Because of how religion infiltrates the Church, so few have a doctrine of failure. The one very big problem with this is that we all will fail! Most are emphasizing a one-time fix, meaning that better understanding or some conference will free a person from all future conflict. It is not so with us. Our system not only allows for failure but plans for it. Do any believe that the early Church did not have failures? The Epistles were written because Christians were failing, not getting it, and, most importantly, had moved away from their focus on Jesus. Without their failures we would not have those books. We have all learned through their failures, but also, if they learned through theirs, is it not true that we will learn from ours? Paul used the occurrence of believers’ going to temple prostitutes to explain the principle of oneness. He did not tell them they were hopeless; he told them to stop and explained why they should not be doing it. Peter was a tremendous failure after being taught by Jesus for three-and-a-half years. From his example, what do we learn about soul strength in our attempts to serve God? What did he learn? If we are prepared for failure, when it comes (and it will), we will not have to enter into condemnation or unbelief and become a Galatian.
The flesh does not change, which really is a beautiful thing, because if we do not want to walk with Jesus, we will be the same mess we were before . . . well, actually worse, because with Adam’s life within us, wearing sin was natural, but with Christ’s life within, wearing sin is very abnormal and miserable. The hardest thing to get across is that we are not improving, but only abiding longer. I knew a man in a mental institution who came to see Christ as his life, and as Christ flowed from him, people could see Jesus. However, he believed in a one-time fix, so when he was not abiding he still acted very psychotic, only it was more of an “acceptable” Christian psychosis. Well, amen.

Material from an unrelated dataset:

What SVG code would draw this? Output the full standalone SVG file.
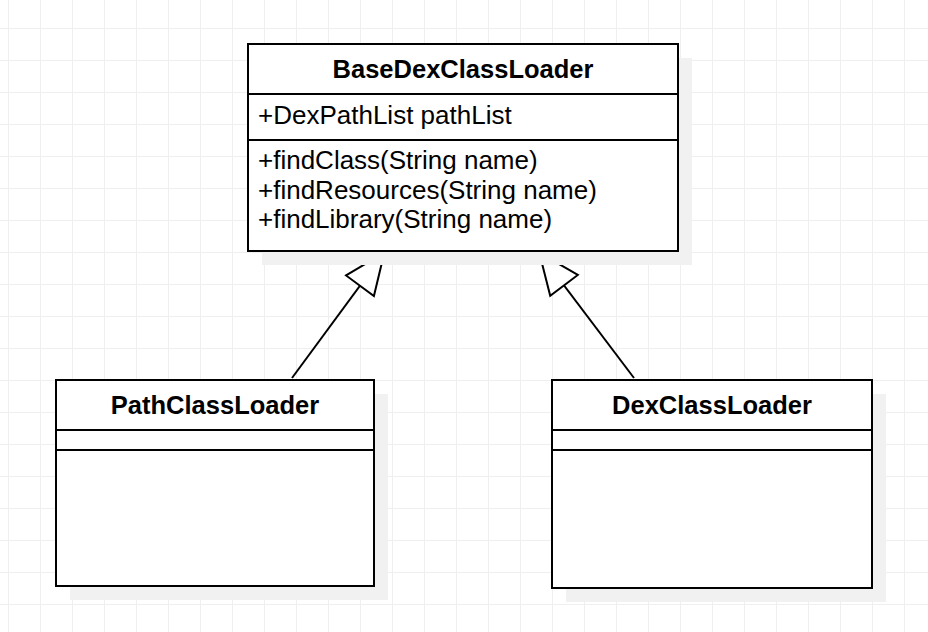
<svg xmlns="http://www.w3.org/2000/svg" width="928" height="632" viewBox="0 0 928 632">
  <style>
    .box { fill: #ffffff; stroke: #000000; stroke-width: 2; }
    .shadow { fill: #f1f1f1; stroke: none; }
    .div { stroke: #000000; stroke-width: 2; fill: none; }
    .title { font-family: "Liberation Sans", Arial, sans-serif; font-weight: bold; font-size: 25.5px; fill: #000000; text-anchor: middle; }
    .member { font-family: "Liberation Sans", Arial, sans-serif; font-size: 26px; fill: #000000; }
    .conn { stroke: #000000; stroke-width: 2; fill: none; marker-end: url(#hollow); }
  </style>
  <defs>
    <pattern id="grid" patternUnits="userSpaceOnUse" x="8" y="28" width="32" height="32">
      <path d="M0.5 0 V32 M0 0.5 H32" stroke="#efefef" stroke-width="1" fill="none"/>
    </pattern>
    <marker id="hollow" markerUnits="userSpaceOnUse" markerWidth="50" markerHeight="44" viewBox="-46 -22 50 44" refX="0" refY="0" orient="auto">
      <path d="M0,0 L-41,-17.3 L-41,17.3 Z" fill="#ffffff" stroke="#000000" stroke-width="2" stroke-linejoin="miter"/>
    </marker>
  </defs>
  <rect x="0" y="0" width="928" height="632" fill="#ffffff"/>
  <rect x="0" y="0" width="928" height="632" fill="url(#grid)"/>

  <g id="connectors">
    <line class="conn" x1="292" y1="378" x2="384.3" y2="252.7"/>
    <line class="conn" x1="634" y1="378" x2="539.3" y2="252.7"/>
  </g>

  <g id="BaseDexClassLoader">
    <rect class="shadow" x="262" y="58" width="430" height="207"/>
    <rect class="box" x="248" y="44" width="430" height="207"/>
    <line class="div" x1="248" y1="94" x2="678" y2="94"/>
    <line class="div" x1="248" y1="140" x2="678" y2="140"/>
    <text class="title" x="463" y="78">BaseDexClassLoader</text>
    <text class="member" x="258" y="124">+DexPathList pathList</text>
    <text class="member" x="258" y="169">+findClass(String name)</text>
    <text class="member" x="258" y="199">+findResources(String name)</text>
    <text class="member" x="258" y="228">+findLibrary(String name)</text>
  </g>

  <g id="PathClassLoader">
    <rect class="shadow" x="70" y="394" width="318" height="206"/>
    <rect class="box" x="56" y="380" width="318" height="206"/>
    <line class="div" x1="56" y1="430" x2="374" y2="430"/>
    <line class="div" x1="56" y1="450" x2="374" y2="450"/>
    <text class="title" x="215" y="414">PathClassLoader</text>
  </g>

  <g id="DexClassLoader">
    <rect class="shadow" x="566" y="394" width="320" height="208"/>
    <rect class="box" x="552" y="380" width="320" height="208"/>
    <line class="div" x1="552" y1="430" x2="872" y2="430"/>
    <line class="div" x1="552" y1="450" x2="872" y2="450"/>
    <text class="title" x="712" y="414">DexClassLoader</text>
  </g>
</svg>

An elephant can live 65 to 100 years, and if it achieves natural death, it dies of starvation. It has six sets of teeth; as one wears out, the next set comes in, and so on until it has no teeth, can no longer eat, and dies. Like the elephant, so to speak, we have many sets of spiritual teeth for eating at different stages of our life: teeth for the milk of the early things and teeth for the later things. Until the day we leave this body there will always be something on which to chew, and if we chew long enough we need a new set of teeth. We have chewed long enough on heaven vs. hell. It is time to chew on the fact that Christ is in us. As by choice we invite Him to live through us, He will today, but for today only. This is not to say He is coming and going, but that we must choose to relate to Him in a certain way. If we do not invite Him today to live His life through us, we will discover the hard way that we have not changed, and God will use the ensuing failure to bring the point home.